An imperative task for these publicly disinherited groups, then, is
to demand a Democratic Party responsible to their interests.
They must support Southern voter registration and Negro political candidates
and demand that Democratic Party liberals do the
same (in the last Congress, Dixiecrats split with Northern Democrats
on 119 of 300 roll-calls, mostly on civil rights, area
redevelopment and foreign aid bills; and breach was much larger than
in the previous several sessions). Labor should begin a
major drive in the South. In the North, reform clubs (either independent
or Democratic) should be formed to run against big city
regimes on such issues as peace, civil rights, and urban needs. Demonstrations
should be held at every Congressional or
convention seating of Dixiecrats. A massive research and publicity
campaign should be initiated, showing to every housewife,
doctor, professor, and worker the damage done to their interests every
day a racist occupies a place in the Democratic Party.
Where possible, the peace movement should challenge the "peace credentials"
of the otherwise-liberals by threatening or
actually running candidates against them.
The University and Social Change. There is perhaps little reason to
be optimistic about the above analysis. True, the
Dixiecrat-GOP coalition is the weakest point in the dominating complex
of corporate, military and political power. But the civil
rights and peace and student movements are too poor and socially slighted,
and the labor movement too quiescent, to be
counted with enthusiasm. From where else can power and vision be summoned?
We believe that the universities are an
overlooked seat of influence.
First, the university is located in a permanent position of social influence.
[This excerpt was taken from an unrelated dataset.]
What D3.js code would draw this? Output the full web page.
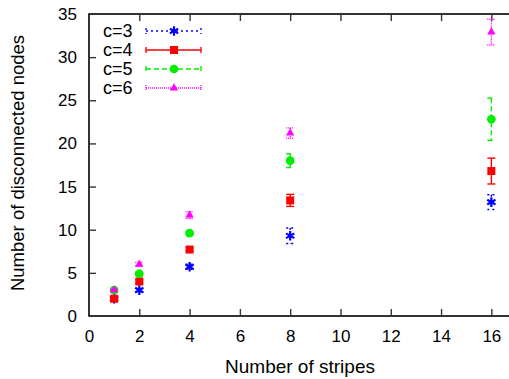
<!DOCTYPE html>
<html>
<head>
<meta charset="utf-8">
<script src="https://cdn.jsdelivr.net/npm/d3@7"></script>
<style>
  body { margin: 0; background: #fff; }
  text { font-family: "Liberation Sans", Arial, sans-serif; }
</style>
</head>
<body>
<div id="chart"></div>
<script>
// data
const stripes = [1, 2, 4, 8, 16];
const labels = ['c=3', 'c=4', 'c=5', 'c=6'];
const c3 = [2.0, 3.0, 5.7, 9.3, 13.2];
const c4 = [2.0, 4.0, 7.7, 13.4, 16.8];
const c5 = [3.0, 4.9, 9.6, 18.0, 22.8];
const c6 = [3.0, 6.0, 11.7, 21.2, 32.9];
const c3Err = [0.1, 0.2, 0.3, 0.9, 0.85];
const c4Err = [0.1, 0.2, 0.2, 0.7, 1.5];
const c5Err = [0.1, 0.2, 0.2, 0.8, 2.45];
const c6Err = [0.1, 0.2, 0.4, 0.6, 1.5];
const xTicks = [0, 2, 4, 6, 8, 10, 12, 14, 16];
const yTicks = [0, 5, 10, 15, 20, 25, 30, 35];

const series = [
  { name: labels[0], values: c3, err: c3Err, color: '#0000ff', dash: '2,3', symbol: d3.symbolAsterisk },
  { name: labels[1], values: c4, err: c4Err, color: '#ff0000', dash: null, symbol: d3.symbolSquare },
  { name: labels[2], values: c5, err: c5Err, color: '#00ee00', dash: '5,3', symbol: d3.symbolCircle },
  { name: labels[3], values: c6, err: c6Err, color: '#ff00ff', dash: '1,1', symbol: d3.symbolTriangle }
];

const W = 509, H = 379;
const svg = d3.select('#chart').append('svg')
  .attr('width', W).attr('height', H);

const x = d3.scaleLinear().domain([0, 17]).range([89, 516.5]);
const y = d3.scaleLinear().domain([0, 35]).range([316, 14]);

// frame
svg.append('rect')
  .attr('x', x(0)).attr('y', y(35))
  .attr('width', x(17) - x(0)).attr('height', y(0) - y(35))
  .attr('fill', 'none').attr('stroke', '#000').attr('stroke-width', 1.6);

// x axis (ticks inward, mirrored at top)
const xAxis = svg.append('g')
  .attr('transform', `translate(0,${y(0)})`)
  .call(d3.axisBottom(x).tickValues(xTicks).tickSize(-7).tickPadding(14));
const xTop = svg.append('g')
  .attr('transform', `translate(0,${y(35)})`)
  .call(d3.axisTop(x).tickValues(xTicks).tickSize(-7).tickFormat(''));
const yAxis = svg.append('g')
  .attr('transform', `translate(${x(0)},0)`)
  .call(d3.axisLeft(y).tickValues(yTicks).tickSize(-7).tickPadding(12));

[xAxis, xTop, yAxis].forEach(g => {
  g.select('.domain').remove();
  g.selectAll('.tick line').attr('stroke', '#333').attr('stroke-width', 1.4);
  g.selectAll('.tick text').attr('font-size', 17).attr('fill', '#000')
    .attr('font-family', '"Liberation Sans", Arial, sans-serif');
});
// hide 0 tick lines that sit on the frame
xAxis.selectAll('.tick').filter(d => d === 0).select('line').remove();
xTop.selectAll('.tick').filter(d => d === 0).select('line').remove();
yAxis.selectAll('.tick').filter(d => d === 0 || d === 35).select('line').remove();

// axis titles
svg.append('text')
  .attr('x', 300).attr('y', 373)
  .attr('text-anchor', 'middle').attr('font-size', 19)
  .text('Number of stripes');
svg.append('text')
  .attr('transform', 'translate(24,163) rotate(-90)')
  .attr('text-anchor', 'middle').attr('font-size', 18.5)
  .text('Number of disconnected nodes');

const capW = 4;
function drawErr(g, cx, y0, y1, s) {
  const attrs = sel => sel.attr('stroke', s.color).attr('stroke-width', 1.4)
    .attr('stroke-dasharray', s.dash);
  g.append('line').attr('x1', cx).attr('x2', cx).attr('y1', y0).attr('y2', y1).call(attrs);
  g.append('line').attr('x1', cx - capW).attr('x2', cx + capW).attr('y1', y0).attr('y2', y0).call(attrs);
  g.append('line').attr('x1', cx - capW).attr('x2', cx + capW).attr('y1', y1).attr('y2', y1).call(attrs);
}

function symbolPath(s) {
  const size = s.symbol === d3.symbolCircle ? 60 : s.symbol === d3.symbolTriangle ? 30 : 64;
  return d3.symbol().type(s.symbol).size(size)();
}

// points with error bars
series.forEach(s => {
  const g = svg.append('g');
  s.values.forEach((v, i) => {
    const cx = x(stripes[i]);
    drawErr(g, cx, y(v + s.err[i]), y(v - s.err[i]), s);
    const p = g.append('path')
      .attr('d', symbolPath(s))
      .attr('transform', `translate(${cx},${y(v)})`);
    if (s.symbol === d3.symbolAsterisk) {
      p.attr('fill', 'none').attr('stroke', s.color).attr('stroke-width', 2.2);
    } else {
      p.attr('fill', s.color);
    }
  });
});

// legend
const leg = svg.append('g');
series.forEach((s, i) => {
  const ly = 31 + i * 19;
  leg.append('text')
    .attr('x', 103).attr('y', ly + 6)
    .attr('font-size', 18)
    .text(s.name);
  const g = leg.append('g');
  const attrs = sel => sel.attr('stroke', s.color).attr('stroke-width', 1.4)
    .attr('stroke-dasharray', s.dash);
  g.append('line').attr('x1', 146).attr('x2', 201).attr('y1', ly).attr('y2', ly).call(attrs);
  g.append('line').attr('x1', 146).attr('x2', 146).attr('y1', ly - 3).attr('y2', ly + 3).call(attrs);
  g.append('line').attr('x1', 201).attr('x2', 201).attr('y1', ly - 3).attr('y2', ly + 3).call(attrs);
  const p = g.append('path').attr('d', symbolPath(s))
    .attr('transform', `translate(174,${ly})`);
  if (s.symbol === d3.symbolAsterisk) {
    p.attr('fill', 'none').attr('stroke', s.color).attr('stroke-width', 2.2);
  } else {
    p.attr('fill', s.color);
  }
});
</script>
</body>
</html>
Its educational function makes it indispensable and
automatically makes it a crucial institution in the formation of social
attitudes. Second, in an unbelievably complicated world, it is
the central institution for organizing, evaluating, and transmitting
knowledge. Third, the extent to which academic resources
presently is used to buttress immoral social practice is revealed first,
by the extent to which defense contracts make the
universities engineers of the arms race. Too, the use of modern social
science as a manipulative tool reveals itself in the "human
relations" consultants to the modern corporation, who introduce trivial
sops to give laborers feelings of "participation" or
"belonging", while actually deluding them in order to further exploit
their labor. And, of course, the use of motivational research
is already infamous as a manipulative aspect of American politics.
But these social uses of the universities' resources also
demonstrate the unchangeable reliance by men of power on the men and
storehouses of knowledge: this makes the university
functionally tied to society in new ways, revealing new potentialities,
new levers for change. Fourth, the university is the only
mainstream institution that is open to participation by individuals
of nearly any viewpoint.
These, at least, are facts, no matter how dull the teaching, how paternalistic
the rules, how irrelevant the research that goes on.
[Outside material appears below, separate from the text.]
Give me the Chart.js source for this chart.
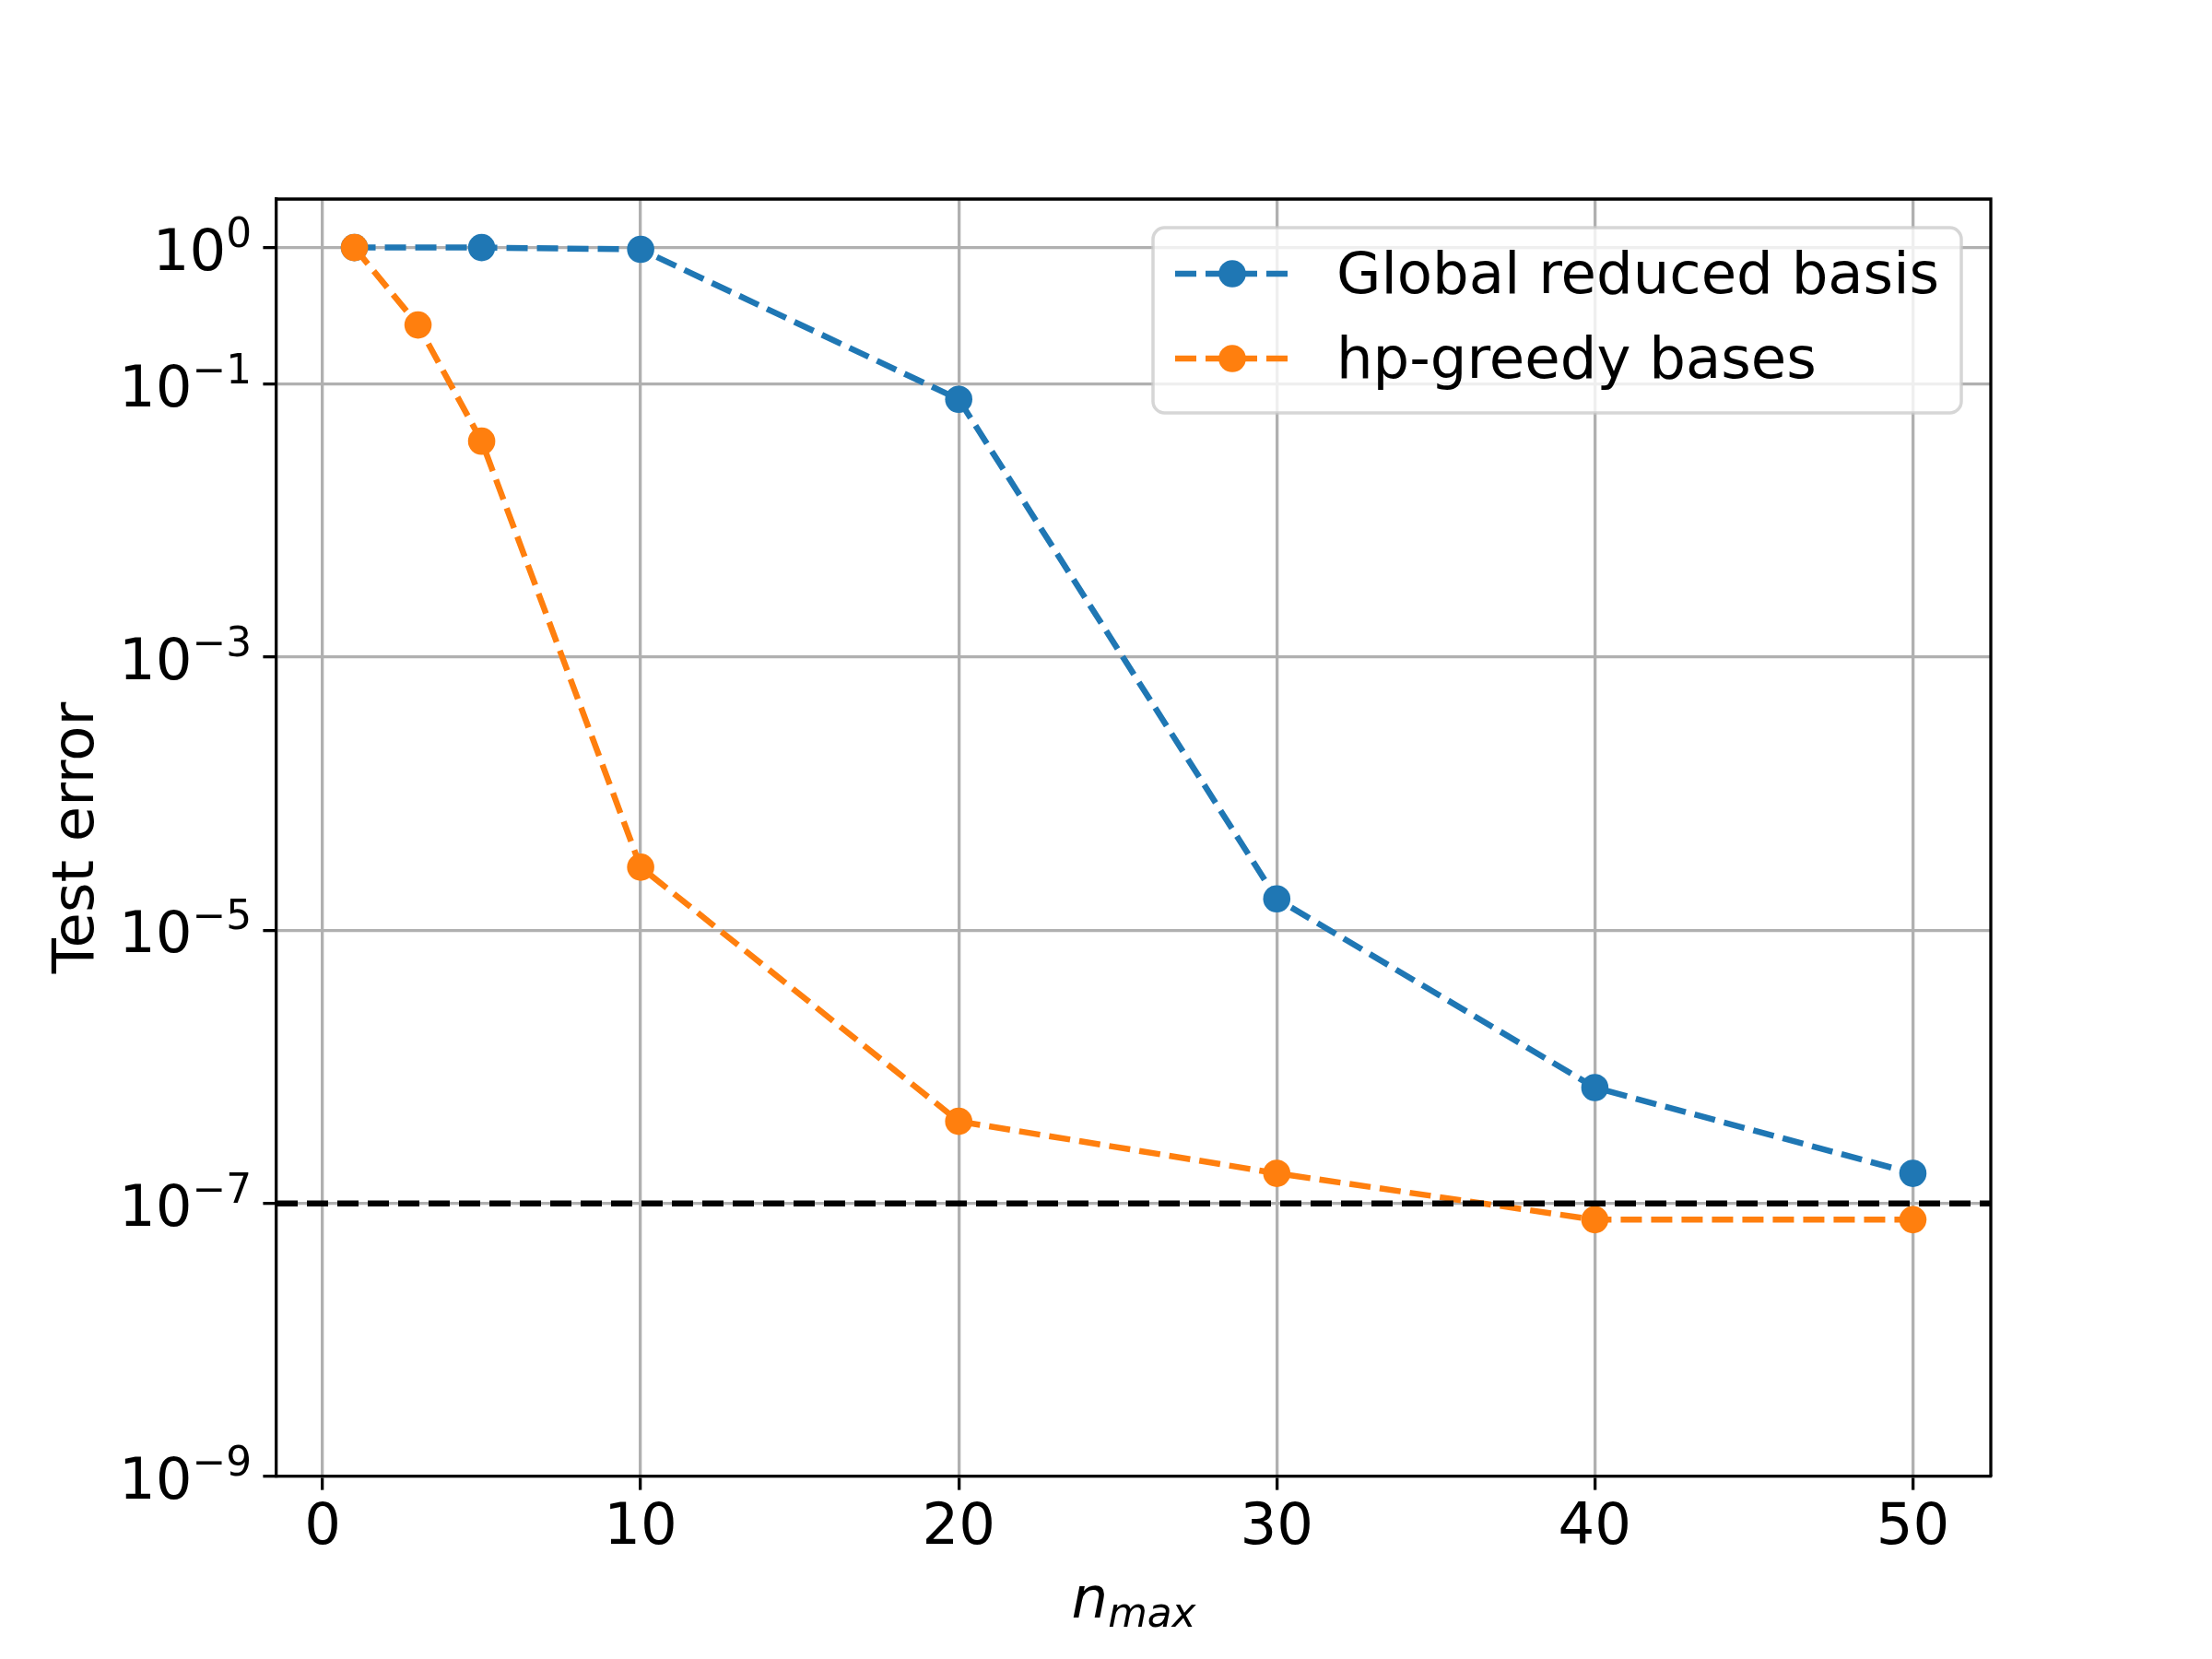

Social relevance, the accessibility to knowledge, and internal openness
these together make the university a potential base and agency in a movement of social change.
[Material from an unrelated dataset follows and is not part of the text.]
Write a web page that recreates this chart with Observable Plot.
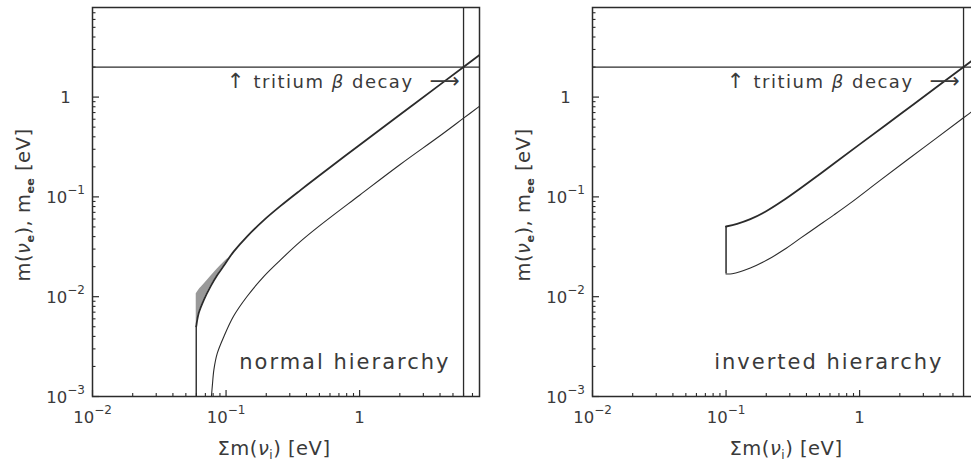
<!DOCTYPE html>
<html><head><meta charset="utf-8">
<script src="https://cdn.jsdelivr.net/npm/d3@7"></script>
<script src="https://cdn.jsdelivr.net/npm/@observablehq/plot@0.6"></script>
<style>
html,body{margin:0;padding:0;background:#fff;overflow:hidden;width:971px;height:467px;}
#left{position:absolute;left:0;top:0;width:490px;height:467px;}
#right{position:absolute;left:490px;top:0;width:500px;height:467px;}
svg{max-width:none !important;}
svg text{font-family:"DejaVu Sans",sans-serif;}
</style></head><body>
<div id="left"></div><div id="right"></div>
<script>
// ---- tick values and labels ----
const xTicks = [0.01, 0.1, 1];
const xTickLabels = ["10^−2", "10^−1", "1"];
const yTicks = [0.001, 0.01, 0.1, 1];
const yTickLabels = ["10^−3", "10^−2", "10^−1", "1"];
const xMinor = [0.02,0.03,0.04,0.05,0.06,0.07,0.08,0.09,0.2,0.3,0.4,0.5,0.6,0.7,0.8,0.9,2,3,4,5,6,7];
const yMinor = [0.002,0.003,0.004,0.005,0.006,0.007,0.008,0.009,0.02,0.03,0.04,0.05,0.06,0.07,0.08,0.09,0.2,0.3,0.4,0.5,0.6,0.7,0.8,0.9,2,3,4,5,6,7];

// ---- limits ----
const betaLimit = [2];    // tritium beta decay limit on m(nu_e) [eV]
const sumLimit = [6];     // corresponding sum of masses [eV]
const annotLabels = ["↑", "tritium β decay", "⟶"];

// ---- normal hierarchy ----
const nhThresholdSum = [0.0598];
const nhThresholdMass = [0.001, 0.00505];
const nhUpperSum  = [0.0598, 0.0625, 0.0682, 0.0766, 0.086, 0.0964, 0.105, 0.114, 0.144, 0.192, 0.256, 0.361, 0.5, 1, 2, 4, 6, 8];
const nhUpperMass = [0.00505, 0.0069, 0.0093, 0.0127, 0.0165, 0.0205, 0.0243, 0.0283, 0.0403, 0.0585, 0.0812, 0.117, 0.164, 0.331, 0.666, 1.333, 2.0, 2.667];
const nhBandSum  = [0.0598, 0.0625, 0.0682, 0.0766, 0.086, 0.0964, 0.105];
const nhBandLow  = [0.00505, 0.0069, 0.0093, 0.0127, 0.0165, 0.0205, 0.0243];
const nhBandHigh = [0.0107, 0.0117, 0.0133, 0.0159, 0.019, 0.0222, 0.0246];
const nhLowerSum  = [0.0777, 0.079, 0.0811, 0.0859, 0.0964, 0.114, 0.144, 0.192, 0.256, 0.361, 0.5, 1, 2, 4, 6, 8];
const nhLowerMass = [0.001, 0.0013, 0.00186, 0.0027, 0.004, 0.0064, 0.0101, 0.016, 0.0234, 0.0358, 0.0512, 0.104, 0.21, 0.41, 0.615, 0.82];

// ---- inverted hierarchy ----
const ihThresholdSum = [0.1];
const ihThresholdMass = [0.0169, 0.0505];
const ihUpperSum  = [0.1, 0.121, 0.152, 0.204, 0.271, 0.361, 0.482, 0.643, 1, 2, 4, 6, 8];
const ihUpperMass = [0.0505, 0.0537, 0.0598, 0.073, 0.093, 0.122, 0.162, 0.216, 0.336, 0.668, 1.334, 2.0, 2.667];
const ihLowerSum  = [0.1, 0.111, 0.152, 0.204, 0.271, 0.361, 0.482, 0.643, 0.857, 1.44, 3, 6, 8];
const ihLowerMass = [0.0169, 0.0170, 0.0194, 0.0234, 0.0295, 0.0386, 0.0505, 0.066, 0.087, 0.148, 0.31, 0.62, 0.83];

const zip = (xs, ys) => xs.map((x, i) => ({sum: x, mass: ys[i]}));

const INK = "#2b2b2b";
const TXT = "#3a3a3a";
const HEIGHT = 467, MT = 7, MB = 71, MR = 11;

function panel(opts) {
  const {width, marginLeft, curves, name, nameDx} = opts;
  const W = width - marginLeft - MR;
  const H = HEIGHT - MT - MB;
  const limitPoint = zip(sumLimit, betaLimit);
  const svg = Plot.plot({
    width, height: HEIGHT, marginTop: MT, marginBottom: MB, marginLeft, marginRight: MR,
    x: {type: "log", domain: [0.01, 7.9], axis: null},
    y: {type: "log", domain: [0.001, 7.9], axis: null},
    style: {background: "white", overflow: "visible", fontFamily: "DejaVu Sans", maxWidth: "none"},
    marks: [
      ...curves,
      Plot.ruleY(betaLimit, {y: d => d, stroke: INK, strokeWidth: 1.3}),
      Plot.ruleX(sumLimit, {x: d => d, stroke: INK, strokeWidth: 1.3}),
      Plot.tickX(xTicks, {x: d => d, insetTop: H - 6, stroke: INK, strokeWidth: 1.2}),
      Plot.tickX(xMinor, {x: d => d, insetTop: H - 3, stroke: INK, strokeWidth: 1.1}),
      Plot.tickY(yTicks, {y: d => d, insetRight: W - 7, stroke: INK, strokeWidth: 1.2}),
      Plot.tickY(yMinor, {y: d => d, insetRight: W - 3.5, stroke: INK, strokeWidth: 1.1}),
      Plot.frame({stroke: INK, strokeWidth: 1.5}),
      Plot.text(xTicks, {x: d => d, text: (d, i) => xTickLabels[i], frameAnchor: "bottom", dy: 26, fontSize: 16.5, fill: TXT}),
      Plot.text(yTicks, {y: d => d, text: (d, i) => yTickLabels[i], frameAnchor: "left", dx: -27, dy: 1, textAnchor: "middle", fontSize: 16.5, fill: TXT}),
      Plot.text(limitPoint, {x: "sum", y: "mass", text: () => annotLabels[0], textAnchor: "middle", dx: -228, dy: 14, fontSize: 21, fill: TXT}),
      Plot.text(limitPoint, {x: "sum", y: "mass", text: () => annotLabels[1], textAnchor: "end", dx: -50, dy: 15, fontSize: 18, fill: TXT}),
      Plot.text(limitPoint, {x: "sum", y: "mass", text: () => annotLabels[2], textAnchor: "end", dx: -4, dy: 14, fontSize: 21, fill: TXT}),
      Plot.text([name], {text: d => d, frameAnchor: "bottom-right", dx: nameDx, dy: -28, textAnchor: "end", fontSize: 21, fill: TXT})
    ]
  });
  const spacing = {"tritium β decay": "1.5px", "normal hierarchy": "2px", "inverted hierarchy": "2px"};
  // superscripts / italics / letter spacing
  d3.select(svg).selectAll("text").each(function() {
    const t = this.textContent;
    if (spacing[t]) this.setAttribute("letter-spacing", spacing[t]);
    const m = t.match(/^(.*)\^(.*)$/);
    if (m) {
      this.textContent = "";
      d3.select(this).append("tspan").text(m[1]);
      d3.select(this).append("tspan").attr("dy", -9).attr("font-size", 12).text(m[2]);
    } else if (t.includes("β")) {
      const parts = t.split("β");
      this.textContent = "";
      d3.select(this).append("tspan").text(parts[0]);
      d3.select(this).append("tspan").attr("font-style", "italic").text("β");
      d3.select(this).append("tspan").text(parts[1]);
    }
  });
  const s = d3.select(svg);
  // x axis label
  const xl = s.append("text").attr("x", opts.xLabelX).attr("y", 455)
    .attr("text-anchor", "middle").attr("font-size", 19.5).attr("fill", TXT).attr("letter-spacing", "0.5px");
  xl.append("tspan").text("Σm(");
  xl.append("tspan").attr("font-style", "italic").text("ν");
  xl.append("tspan").attr("font-size", 12).attr("dy", 4).text("i");
  xl.append("tspan").attr("dy", -4).text(") [eV]");
  // y axis label
  const yl = s.append("text")
    .attr("transform", `translate(${marginLeft - 62},${205}) rotate(-90)`)
    .attr("text-anchor", "middle").attr("font-size", 19.5).attr("fill", TXT).attr("letter-spacing", "0.5px");
  yl.append("tspan").text("m(");
  yl.append("tspan").attr("font-style", "italic").text("ν");
  yl.append("tspan").attr("font-size", 11).attr("dy", 4).attr("font-weight", "bold").text("e");
  yl.append("tspan").attr("dy", -4).text("), m");
  yl.append("tspan").attr("font-size", 11).attr("dy", 4).attr("font-weight", "bold").text("ee");
  yl.append("tspan").attr("dy", -4).text(" [eV]");
  return svg;
}

const nhCurves = [
  Plot.areaY(nhBandSum.map((s, i) => ({sum: s, lo: nhBandLow[i], hi: nhBandHigh[i]})),
    {x: "sum", y1: "lo", y2: "hi", fill: "#999999", curve: "catmull-rom", clip: true}),
  Plot.ruleX(nhThresholdSum, {x: d => d, y1: nhThresholdMass[0], y2: nhThresholdMass[1], stroke: INK, strokeWidth: 1.4}),
  Plot.line(zip(nhUpperSum, nhUpperMass), {x: "sum", y: "mass", stroke: INK, strokeWidth: 1.8, curve: "catmull-rom", clip: true}),
  Plot.line(zip(nhLowerSum, nhLowerMass), {x: "sum", y: "mass", stroke: INK, strokeWidth: 1.1, curve: "catmull-rom", clip: true})
];
const ihCurves = [
  Plot.ruleX(ihThresholdSum, {x: d => d, y1: ihThresholdMass[0], y2: ihThresholdMass[1], stroke: INK, strokeWidth: 1.5}),
  Plot.line(zip(ihUpperSum, ihUpperMass), {x: "sum", y: "mass", stroke: INK, strokeWidth: 1.8, curve: "catmull-rom", clip: true}),
  Plot.line(zip(ihLowerSum, ihLowerMass), {x: "sum", y: "mass", stroke: INK, strokeWidth: 1.1, curve: "catmull-rom", clip: true})
];

document.getElementById("left").appendChild(panel({width: 490, marginLeft: 92, curves: nhCurves, name: "normal hierarchy", nameDx: -29, xLabelX: 274}));
document.getElementById("right").appendChild(panel({width: 500, marginLeft: 102, curves: ihCurves, name: "inverted hierarchy", nameDx: -36, xLabelX: 296}));
</script>
</body></html>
1. Any new left in America must be, in large measure, a left with real
intellectual skills, committed to deliberativeness, honesty,
reflection as working tools. The university permits the political life
to be an adjunct to the academic one, and action to be
informed by reason.
2. A new left must be distributed in significant social roles throughout
the country. The universities are distributed in such a
manner.
3. A new left must consist of younger people who matured in the postwar
world, and partially be directed to the recruitment of
younger people. The university is an obvious beginning point.
4. A new left must include liberals and socialists, the former for their
relevance, the latter for their sense of thoroughgoing
reforms in the system. The university is a more sensible place than
a political party for these two traditions to begin to discuss
their differences and look for political synthesis.
5. A new left must start controversy across the land, if national policies
and national apathy are to be reversed. The ideal
university is a community of controversy, within itself and in its
effects on communities beyond.
6. A new left must transform modern complexity into issues that can
be understood and felt close-up by every human being. It
must give form to the feelings of helplessness and indifference, so
that people may see the political, social and economic sources
of their private troubles and organize to change society. In a time
of supposed prosperity, moral complacency and political
manipulation, a new left cannot rely on only aching stomachs to be
the engine force of social reform. The case for change, for
alternatives that will involve uncomfortable personal efforts, must
be argued as never before. The university is a relevant place
for all of these activities.
But we need not indulge in allusions: the university system cannot complete
a movement of ordinary people making demands for
a better life. From its schools and colleges across the nation, a militant
left might awaken its allies, and by beginning the process
towards peace, civil rights, and labor struggles, reinsert theory and
idealism where too often reign confusion and political barter.
The power of students and faculty united is not only potential; it
has shown its actuality in the South, and in the reform
movements of the North.
The bridge to political power, though, will be built through genuine
cooperation, locally, nationally, and internationally, between
a new left of young people, and an awakening community of allies. In
each community we must look within the university and
act with confidence that we can be powerful, but we must look outwards
to the less exotic but more lasting struggles for justice.
To turn these possibilities into realities will involve national efforts
at university reform by an alliance of students and faculty.
They must wrest control of the educational process from the administrative
bureaucracy. They must make fraternal and
functional contact with allies in labor, civil rights, and other liberal
forces outside the campus. They must import major public
issues into the curriculum -- research and teaching on problems of
war and peace is an outstanding example. They must make
debate and controversy, not dull pedantic cant, the common style for
educational life. They must consciously build a base for
their assault upon the loci of power.
As students, for a democratic society, we are committed to stimulating
this kind of social movement, this kind of vision and
program is campus and community across the country. If we appear to
seek the unattainable, it has been said, then let it be
known that we do so to avoid the unimaginable.